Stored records
## begin

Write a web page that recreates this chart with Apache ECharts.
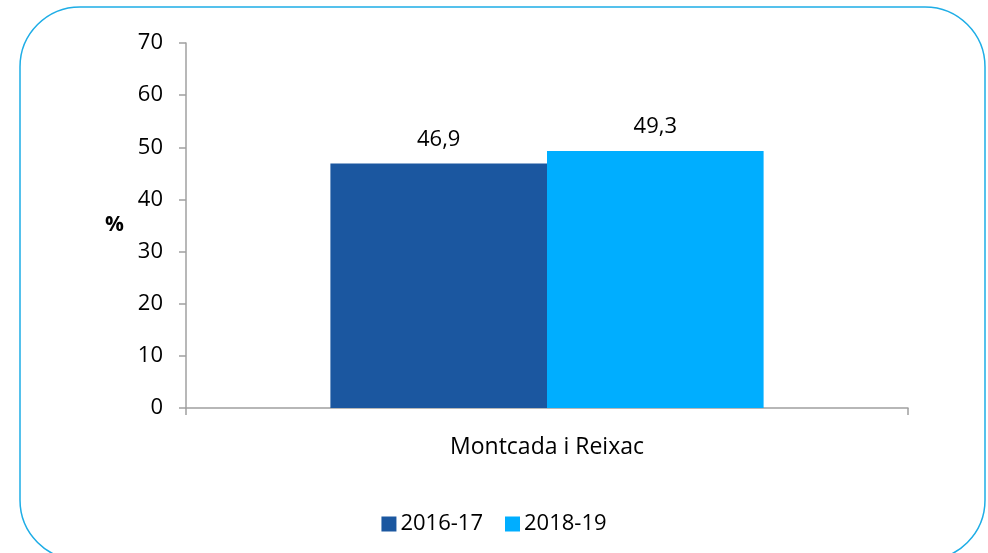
<!DOCTYPE html>
<html>
<head>
<meta charset="utf-8">
<script src="https://cdn.jsdelivr.net/npm/echarts@6/dist/echarts.min.js"></script>
<style>
html,body{margin:0;padding:0;background:#fff;}
#main{width:988px;height:553px;}
</style>
</head>
<body>
<div id="main"></div>
<script>
var categories = ['Montcada i Reixac'];
var seriesNames = ['2016-17', '2018-19'];
var values1617 = [46.9];
var values1819 = [49.3];
var colors = ['#1B57A0', '#00AEFF'];
var yTicks = { min: 0, max: 70, interval: 10 };

var chartDom = document.getElementById('main');
var myChart = echarts.init(chartDom);
var font = '"Open Sans", "Liberation Sans", sans-serif';

function labelFmt(p) {
	return String(p.value.toFixed(1)).replace('.', ',');
}

var option = {
	animation: false,
	textStyle: { fontFamily: font },
	graphic: [{
		type: 'rect',
		shape: { x: 20, y: 7, width: 965, height: 553, r: 60 },
		style: { fill: 'none', stroke: '#1EADE6', lineWidth: 1.5 },
		z: -1
	}],
	grid: { left: 186, right: 80, top: 43, bottom: 145 },
	legend: {
		data: seriesNames,
		bottom: 13,
		left: 'center',
		itemWidth: 15,
		itemHeight: 15,
		itemGap: 22,
		icon: 'rect',
		textStyle: { fontSize: 22, color: '#000', fontFamily: font, padding: [0, 0, 0, -1] }
	},
	xAxis: {
		type: 'category',
		data: categories,
		axisLine: { lineStyle: { color: '#A0A0A0', width: 1.5 } },
		axisTick: { show: true, length: 7, lineStyle: { color: '#A0A0A0', width: 1.5 } },
		axisLabel: { fontSize: 23, color: '#000', margin: 28, fontFamily: font }
	},
	yAxis: {
		type: 'value',
		min: yTicks.min,
		max: yTicks.max,
		interval: yTicks.interval,
		name: '%',
		nameLocation: 'middle',
		nameRotate: 0,
		nameGap: 62,
		nameTextStyle: { fontSize: 21, fontWeight: 'bold', color: '#000', fontFamily: font, padding: [0, 0, 80, 0] },
		axisLine: { show: true, lineStyle: { color: '#A0A0A0', width: 1.5 } },
		axisTick: { show: true, length: 7, lineStyle: { color: '#A0A0A0', width: 1.5 } },
		splitLine: { show: false },
		axisLabel: { fontSize: 22, color: '#000', margin: 23, fontFamily: font }
	},
	series: [{
		name: seriesNames[0],
		type: 'bar',
		data: values1617,
		barGap: '0%',
		barCategoryGap: '40%',
		itemStyle: { color: colors[0] },
		label: { show: true, position: 'top', distance: 13, fontSize: 22, color: '#000', formatter: labelFmt, fontFamily: font }
	}, {
		name: seriesNames[1],
		type: 'bar',
		data: values1819,
		itemStyle: { color: colors[1] },
		label: { show: true, position: 'top', distance: 13, fontSize: 22, color: '#000', formatter: labelFmt, fontFamily: font }
	}]
};
myChart.setOption(option);
</script>
</body>
</html>
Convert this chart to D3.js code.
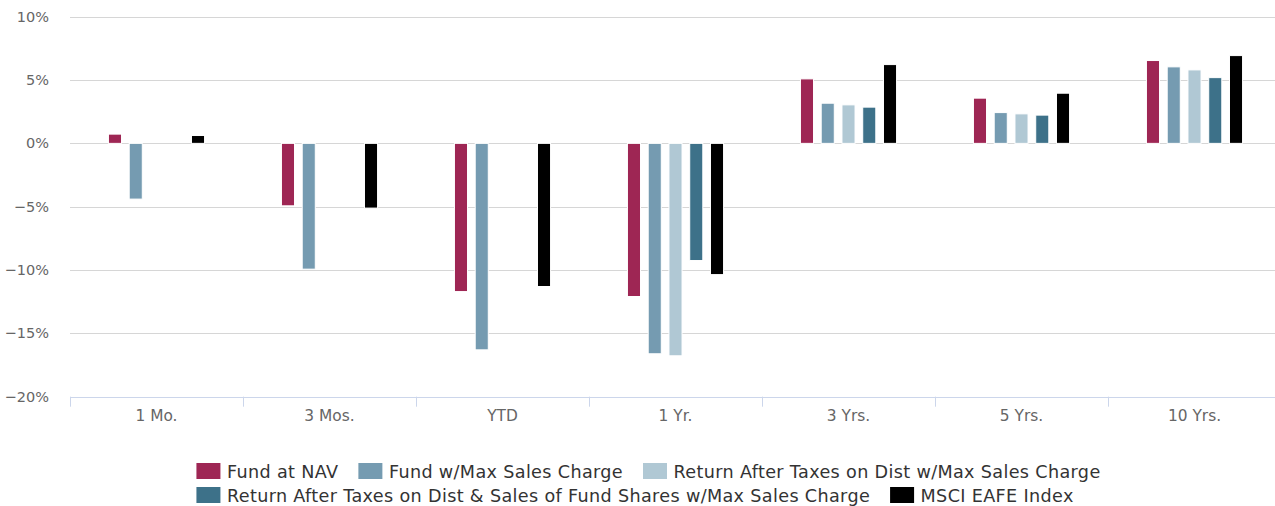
<!DOCTYPE html>
<html>
<head>
<meta charset="utf-8">
<script src="https://cdn.jsdelivr.net/npm/d3@7"></script>
<style>
  body { margin: 0; background: #fff; }
  svg { display: block; font-family: "DejaVu Sans", sans-serif; }
</style>
</head>
<body>
<svg id="chart" width="1275" height="506"></svg>
<script>
// categories & series
const categories = ["1 Mo.", "3 Mos.", "YTD", "1 Yr.", "3 Yrs.", "5 Yrs.", "10 Yrs."];
const seriesNames = [
  "Fund at NAV",
  "Fund w/Max Sales Charge",
  "Return After Taxes on Dist w/Max Sales Charge",
  "Return After Taxes on Dist & Sales of Fund Shares w/Max Sales Charge",
  "MSCI EAFE Index"
];
const seriesColors = ["#9e2654", "#759bb1", "#b0c8d4", "#3d7189", "#000000"];

const fundNav      = [0.73, -4.93, -11.70, -12.09, 5.09, 3.57, 6.54];
const fundMax      = [-4.40, -9.93, -16.30, -16.61, 3.17, 2.43, 6.04];
const afterTaxDist = [null, null, null, -16.77, 3.04, 2.33, 5.80];
const afterTaxSale = [null, null, null, -9.25, 2.86, 2.23, 5.19];
const msciEafe     = [0.62, -5.11, -11.30, -10.36, 6.22, 3.96, 6.93];

const yTicks = [10, 5, 0, -5, -10, -15, -20];

const allSeries = [fundNav, fundMax, afterTaxDist, afterTaxSale, msciEafe];

const svg = d3.select("#chart");
const plot = { left: 70, right: 1281, top: 16.7, bottom: 396.7 };

const x0 = d3.scaleBand()
  .domain(categories)
  .range([plot.left, plot.right])
  .paddingInner(0).paddingOuter(0);

const bw = x0.bandwidth();
const x1 = d3.scaleBand()
  .domain(d3.range(seriesNames.length))
  .range([0.2 * bw, 0.8 * bw])
  .paddingInner(0.37)
  .paddingOuter(0.185);

const y = d3.scaleLinear()
  .domain([-20, 10])
  .range([plot.bottom, plot.top]);

// gridlines
svg.append("g")
  .selectAll("line")
  .data(yTicks.filter(d => d !== -20))
  .join("line")
  .attr("x1", plot.left)
  .attr("x2", plot.right)
  .attr("y1", d => Math.round(y(d)) + 0.5)
  .attr("y2", d => Math.round(y(d)) + 0.5)
  .attr("stroke", "#d6d6d6")
  .attr("stroke-width", 1);

// y labels
svg.append("g")
  .selectAll("text")
  .data(yTicks)
  .join("text")
  .attr("x", 49)
  .attr("y", d => y(d) + 5)
  .attr("text-anchor", "end")
  .attr("font-size", 14.5)
  .attr("fill", "#666")
  .text(d => (d < 0 ? "\u2212" + Math.abs(d) : d) + "%");

// bars
const groups = svg.append("g")
  .selectAll("g")
  .data(categories)
  .join("g")
  .attr("transform", d => `translate(${x0(d)},0)`);

groups.selectAll("rect")
  .data((c, ci) => allSeries.map((s, si) => ({ si, v: s[ci] })).filter(d => d.v !== null))
  .join("rect")
  .attr("x", d => x1(d.si))
  .attr("width", x1.bandwidth())
  .attr("y", d => y(Math.max(0, d.v)))
  .attr("height", d => Math.abs(y(d.v) - y(0)))
  .attr("fill", d => seriesColors[d.si])
  .attr("stroke", "#fff")
  .attr("stroke-width", 1);

// x axis
const xAxis = svg.append("g");
xAxis.append("line")
  .attr("x1", plot.left).attr("x2", plot.right)
  .attr("y1", Math.round(plot.bottom) + 0.5).attr("y2", Math.round(plot.bottom) + 0.5)
  .attr("stroke", "#ccd6eb");
xAxis.selectAll(".tick")
  .data(categories.map(c => x0(c)).concat([plot.right]))
  .join("line")
  .attr("x1", d => Math.round(d) + 0.5).attr("x2", d => Math.round(d) + 0.5)
  .attr("y1", plot.bottom).attr("y2", plot.bottom + 10)
  .attr("stroke", "#ccd6eb");
xAxis.selectAll("text")
  .data(categories)
  .join("text")
  .attr("x", d => x0(d) + bw / 2)
  .attr("y", 421)
  .attr("text-anchor", "middle")
  .attr("font-size", 15.4)
  .attr("fill", "#666")
  .text(d => d);

// legend: rows left-aligned inside a centred box
const legendRows = [[0, 1, 2], [3, 4]];
const legendY = [463, 487];
const legend = svg.append("g");
const gap = 20;
const rowItems = legendRows.map((row, ri) => row.map(i => {
  const g = legend.append("g");
  g.append("rect")
    .attr("width", 24).attr("height", 16)
    .attr("fill", seriesColors[i]);
  const t = g.append("text")
    .attr("x", 30.5).attr("y", 14.5)
    .attr("font-size", 17.6)
    .attr("letter-spacing", 0.35)
    .attr("fill", "#333")
    .text(seriesNames[i]);
  return { g, w: 30.5 + t.node().getComputedTextLength() };
}));
const rowWidths = rowItems.map(items => d3.sum(items, d => d.w) + gap * (items.length - 1));
const startX = 648.5 - d3.max(rowWidths) / 2;
rowItems.forEach((items, ri) => {
  let cx = startX;
  items.forEach(it => {
    it.g.attr("transform", `translate(${cx},${legendY[ri]})`);
    cx += it.w + gap;
  });
});
</script>
</body>
</html>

## end

*Problem to work on*
Reproduce only the lines running from the one that has "Convert this chart to D3.js code." through the one that has "16.7, bottom: 396.7", ends included. Any pictures in that stretch should not be copied.

*Full answer*
Convert this chart to D3.js code.
<!DOCTYPE html>
<html>
<head>
<meta charset="utf-8">
<script src="https://cdn.jsdelivr.net/npm/d3@7"></script>
<style>
  body { margin: 0; background: #fff; }
  svg { display: block; font-family: "DejaVu Sans", sans-serif; }
</style>
</head>
<body>
<svg id="chart" width="1275" height="506"></svg>
<script>
// categories & series
const categories = ["1 Mo.", "3 Mos.", "YTD", "1 Yr.", "3 Yrs.", "5 Yrs.", "10 Yrs."];
const seriesNames = [
  "Fund at NAV",
  "Fund w/Max Sales Charge",
  "Return After Taxes on Dist w/Max Sales Charge",
  "Return After Taxes on Dist & Sales of Fund Shares w/Max Sales Charge",
  "MSCI EAFE Index"
];
const seriesColors = ["#9e2654", "#759bb1", "#b0c8d4", "#3d7189", "#000000"];

const fundNav      = [0.73, -4.93, -11.70, -12.09, 5.09, 3.57, 6.54];
const fundMax      = [-4.40, -9.93, -16.30, -16.61, 3.17, 2.43, 6.04];
const afterTaxDist = [null, null, null, -16.77, 3.04, 2.33, 5.80];
const afterTaxSale = [null, null, null, -9.25, 2.86, 2.23, 5.19];
const msciEafe     = [0.62, -5.11, -11.30, -10.36, 6.22, 3.96, 6.93];

const yTicks = [10, 5, 0, -5, -10, -15, -20];

const allSeries = [fundNav, fundMax, afterTaxDist, afterTaxSale, msciEafe];

const svg = d3.select("#chart");
const plot = { left: 70, right: 1281, top: 16.7, bottom: 396.7 };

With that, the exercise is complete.